EXERCISE DESCRIPTION:
Skip all pictures, then print the remaining material exactly.

STORED DATA:
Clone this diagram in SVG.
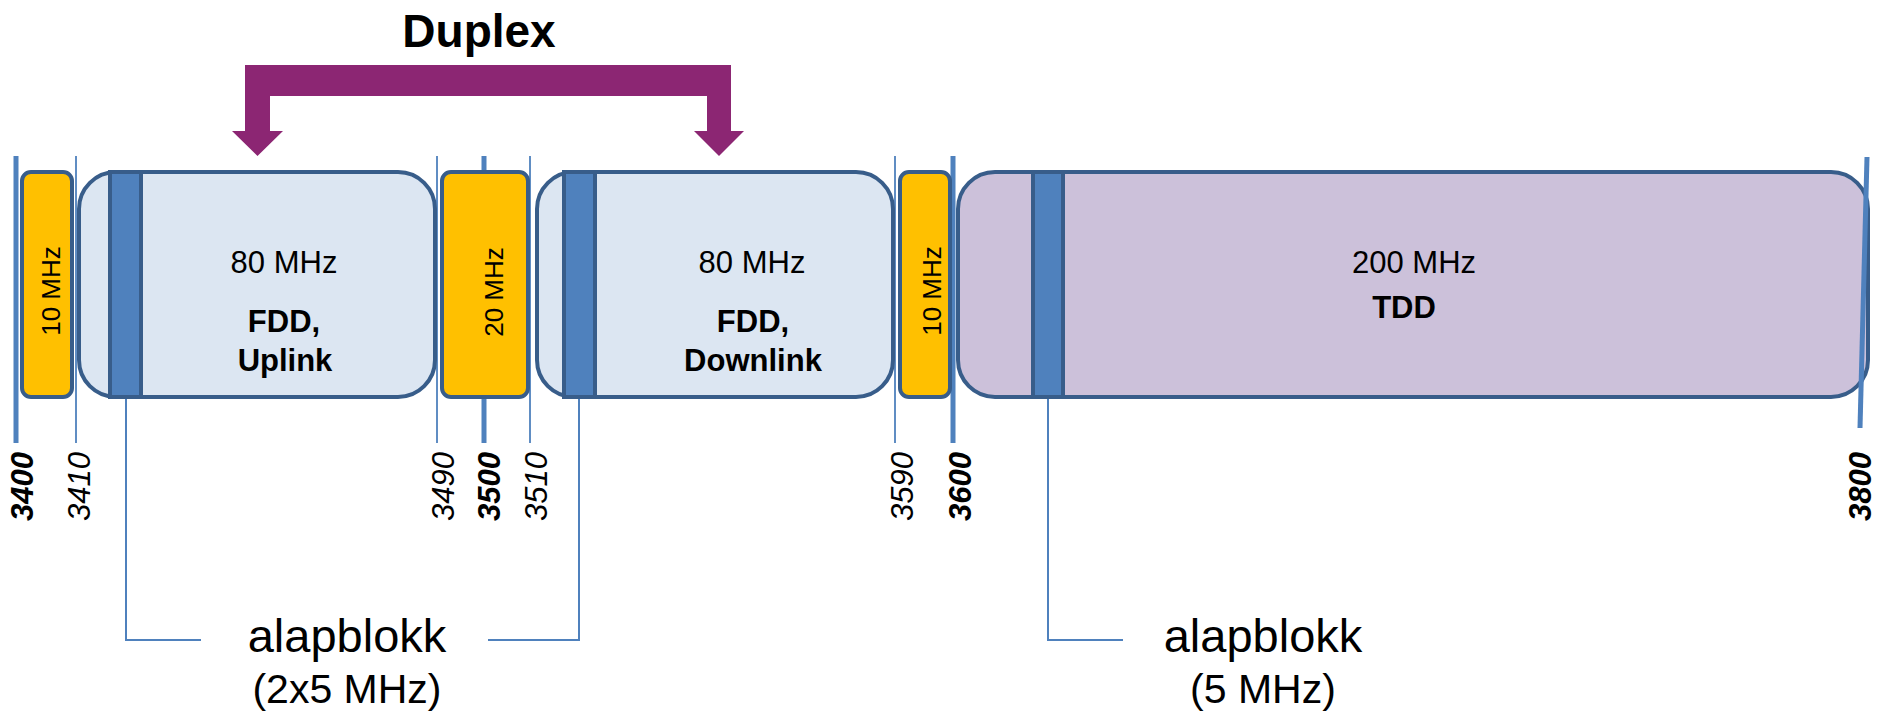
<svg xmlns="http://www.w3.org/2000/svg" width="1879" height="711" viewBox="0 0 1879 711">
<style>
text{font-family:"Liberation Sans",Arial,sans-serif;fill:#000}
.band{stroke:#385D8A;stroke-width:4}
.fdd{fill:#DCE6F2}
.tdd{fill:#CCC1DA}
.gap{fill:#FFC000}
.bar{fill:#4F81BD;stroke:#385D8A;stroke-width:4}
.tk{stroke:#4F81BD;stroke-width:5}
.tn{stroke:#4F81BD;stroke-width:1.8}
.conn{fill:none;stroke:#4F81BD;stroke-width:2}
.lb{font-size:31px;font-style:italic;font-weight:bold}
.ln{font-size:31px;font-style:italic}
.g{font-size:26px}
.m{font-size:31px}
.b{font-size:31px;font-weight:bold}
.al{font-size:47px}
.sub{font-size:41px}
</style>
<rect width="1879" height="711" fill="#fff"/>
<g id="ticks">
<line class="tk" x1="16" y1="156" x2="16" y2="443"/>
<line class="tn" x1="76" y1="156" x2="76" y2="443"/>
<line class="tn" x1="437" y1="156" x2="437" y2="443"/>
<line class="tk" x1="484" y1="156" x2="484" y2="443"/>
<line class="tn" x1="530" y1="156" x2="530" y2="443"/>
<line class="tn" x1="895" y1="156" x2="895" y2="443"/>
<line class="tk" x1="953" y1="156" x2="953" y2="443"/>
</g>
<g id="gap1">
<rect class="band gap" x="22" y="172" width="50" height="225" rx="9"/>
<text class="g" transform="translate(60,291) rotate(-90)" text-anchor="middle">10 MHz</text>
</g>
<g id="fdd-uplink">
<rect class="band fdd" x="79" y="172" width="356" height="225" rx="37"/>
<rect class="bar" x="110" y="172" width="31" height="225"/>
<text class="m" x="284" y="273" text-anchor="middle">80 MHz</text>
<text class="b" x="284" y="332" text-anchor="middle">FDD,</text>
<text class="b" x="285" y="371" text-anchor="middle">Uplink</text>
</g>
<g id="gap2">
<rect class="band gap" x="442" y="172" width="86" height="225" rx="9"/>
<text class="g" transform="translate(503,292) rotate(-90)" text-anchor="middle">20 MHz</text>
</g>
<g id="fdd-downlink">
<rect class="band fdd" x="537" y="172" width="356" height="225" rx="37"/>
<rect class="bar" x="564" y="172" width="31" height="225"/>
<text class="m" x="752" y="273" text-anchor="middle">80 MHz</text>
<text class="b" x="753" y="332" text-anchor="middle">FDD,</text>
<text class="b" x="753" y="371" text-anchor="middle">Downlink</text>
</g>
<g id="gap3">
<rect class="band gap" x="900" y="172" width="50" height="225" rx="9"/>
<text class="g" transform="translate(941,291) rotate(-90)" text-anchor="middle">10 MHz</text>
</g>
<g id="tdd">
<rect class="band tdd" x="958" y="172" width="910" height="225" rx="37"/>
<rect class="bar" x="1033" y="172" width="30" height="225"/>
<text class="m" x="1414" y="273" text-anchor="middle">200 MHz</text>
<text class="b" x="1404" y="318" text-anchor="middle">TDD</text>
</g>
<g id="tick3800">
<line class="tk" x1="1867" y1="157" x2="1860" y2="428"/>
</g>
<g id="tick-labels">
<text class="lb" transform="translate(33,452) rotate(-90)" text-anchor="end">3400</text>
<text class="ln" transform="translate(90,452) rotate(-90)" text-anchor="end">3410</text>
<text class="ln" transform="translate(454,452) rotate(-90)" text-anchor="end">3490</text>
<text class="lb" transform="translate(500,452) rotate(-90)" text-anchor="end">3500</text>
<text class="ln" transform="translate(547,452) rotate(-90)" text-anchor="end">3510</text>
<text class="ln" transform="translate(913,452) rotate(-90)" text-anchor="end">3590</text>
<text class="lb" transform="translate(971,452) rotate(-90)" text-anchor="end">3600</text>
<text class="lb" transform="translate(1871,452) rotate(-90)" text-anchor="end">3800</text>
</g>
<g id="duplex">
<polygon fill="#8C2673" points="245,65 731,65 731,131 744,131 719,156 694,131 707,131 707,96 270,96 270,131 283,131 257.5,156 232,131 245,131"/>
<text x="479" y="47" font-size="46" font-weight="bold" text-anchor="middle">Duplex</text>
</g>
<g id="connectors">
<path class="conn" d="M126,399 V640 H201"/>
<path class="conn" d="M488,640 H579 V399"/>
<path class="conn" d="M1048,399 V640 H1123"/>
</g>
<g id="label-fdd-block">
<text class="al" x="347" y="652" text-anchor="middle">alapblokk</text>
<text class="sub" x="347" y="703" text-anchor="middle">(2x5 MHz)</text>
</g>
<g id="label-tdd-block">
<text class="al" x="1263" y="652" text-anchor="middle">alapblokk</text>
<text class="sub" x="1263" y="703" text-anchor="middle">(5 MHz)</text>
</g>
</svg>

FINAL RESULT:
Clone this diagram in SVG.
<svg xmlns="http://www.w3.org/2000/svg" width="1879" height="711" viewBox="0 0 1879 711">
<style>
text{font-family:"Liberation Sans",Arial,sans-serif;fill:#000}
.band{stroke:#385D8A;stroke-width:4}
.fdd{fill:#DCE6F2}
.tdd{fill:#CCC1DA}
.gap{fill:#FFC000}
.bar{fill:#4F81BD;stroke:#385D8A;stroke-width:4}
.tk{stroke:#4F81BD;stroke-width:5}
.tn{stroke:#4F81BD;stroke-width:1.8}
.conn{fill:none;stroke:#4F81BD;stroke-width:2}
.lb{font-size:31px;font-style:italic;font-weight:bold}
.ln{font-size:31px;font-style:italic}
.g{font-size:26px}
.m{font-size:31px}
.b{font-size:31px;font-weight:bold}
.al{font-size:47px}
.sub{font-size:41px}
</style>
<rect width="1879" height="711" fill="#fff"/>
<g id="ticks">
<line class="tk" x1="16" y1="156" x2="16" y2="443"/>
<line class="tn" x1="76" y1="156" x2="76" y2="443"/>
<line class="tn" x1="437" y1="156" x2="437" y2="443"/>
<line class="tk" x1="484" y1="156" x2="484" y2="443"/>
<line class="tn" x1="530" y1="156" x2="530" y2="443"/>
<line class="tn" x1="895" y1="156" x2="895" y2="443"/>
<line class="tk" x1="953" y1="156" x2="953" y2="443"/>
</g>
<g id="gap1">
<rect class="band gap" x="22" y="172" width="50" height="225" rx="9"/>
<text class="g" transform="translate(60,291) rotate(-90)" text-anchor="middle">10 MHz</text>
</g>
<g id="fdd-uplink">
<rect class="band fdd" x="79" y="172" width="356" height="225" rx="37"/>
<rect class="bar" x="110" y="172" width="31" height="225"/>
<text class="m" x="284" y="273" text-anchor="middle">80 MHz</text>
<text class="b" x="284" y="332" text-anchor="middle">FDD,</text>
<text class="b" x="285" y="371" text-anchor="middle">Uplink</text>
</g>
<g id="gap2">
<rect class="band gap" x="442" y="172" width="86" height="225" rx="9"/>
<text class="g" transform="translate(503,292) rotate(-90)" text-anchor="middle">20 MHz</text>
</g>
<g id="fdd-downlink">
<rect class="band fdd" x="537" y="172" width="356" height="225" rx="37"/>
<rect class="bar" x="564" y="172" width="31" height="225"/>
<text class="m" x="752" y="273" text-anchor="middle">80 MHz</text>
<text class="b" x="753" y="332" text-anchor="middle">FDD,</text>
<text class="b" x="753" y="371" text-anchor="middle">Downlink</text>
</g>
<g id="gap3">
<rect class="band gap" x="900" y="172" width="50" height="225" rx="9"/>
<text class="g" transform="translate(941,291) rotate(-90)" text-anchor="middle">10 MHz</text>
</g>
<g id="tdd">
<rect class="band tdd" x="958" y="172" width="910" height="225" rx="37"/>
<rect class="bar" x="1033" y="172" width="30" height="225"/>
<text class="m" x="1414" y="273" text-anchor="middle">200 MHz</text>
<text class="b" x="1404" y="318" text-anchor="middle">TDD</text>
</g>
<g id="tick3800">
<line class="tk" x1="1867" y1="157" x2="1860" y2="428"/>
</g>
<g id="tick-labels">
<text class="lb" transform="translate(33,452) rotate(-90)" text-anchor="end">3400</text>
<text class="ln" transform="translate(90,452) rotate(-90)" text-anchor="end">3410</text>
<text class="ln" transform="translate(454,452) rotate(-90)" text-anchor="end">3490</text>
<text class="lb" transform="translate(500,452) rotate(-90)" text-anchor="end">3500</text>
<text class="ln" transform="translate(547,452) rotate(-90)" text-anchor="end">3510</text>
<text class="ln" transform="translate(913,452) rotate(-90)" text-anchor="end">3590</text>
<text class="lb" transform="translate(971,452) rotate(-90)" text-anchor="end">3600</text>
<text class="lb" transform="translate(1871,452) rotate(-90)" text-anchor="end">3800</text>
</g>
<g id="duplex">
<polygon fill="#8C2673" points="245,65 731,65 731,131 744,131 719,156 694,131 707,131 707,96 270,96 270,131 283,131 257.5,156 232,131 245,131"/>
<text x="479" y="47" font-size="46" font-weight="bold" text-anchor="middle">Duplex</text>
</g>
<g id="connectors">
<path class="conn" d="M126,399 V640 H201"/>
<path class="conn" d="M488,640 H579 V399"/>
<path class="conn" d="M1048,399 V640 H1123"/>
</g>
<g id="label-fdd-block">
<text class="al" x="347" y="652" text-anchor="middle">alapblokk</text>
<text class="sub" x="347" y="703" text-anchor="middle">(2x5 MHz)</text>
</g>
<g id="label-tdd-block">
<text class="al" x="1263" y="652" text-anchor="middle">alapblokk</text>
<text class="sub" x="1263" y="703" text-anchor="middle">(5 MHz)</text>
</g>
</svg>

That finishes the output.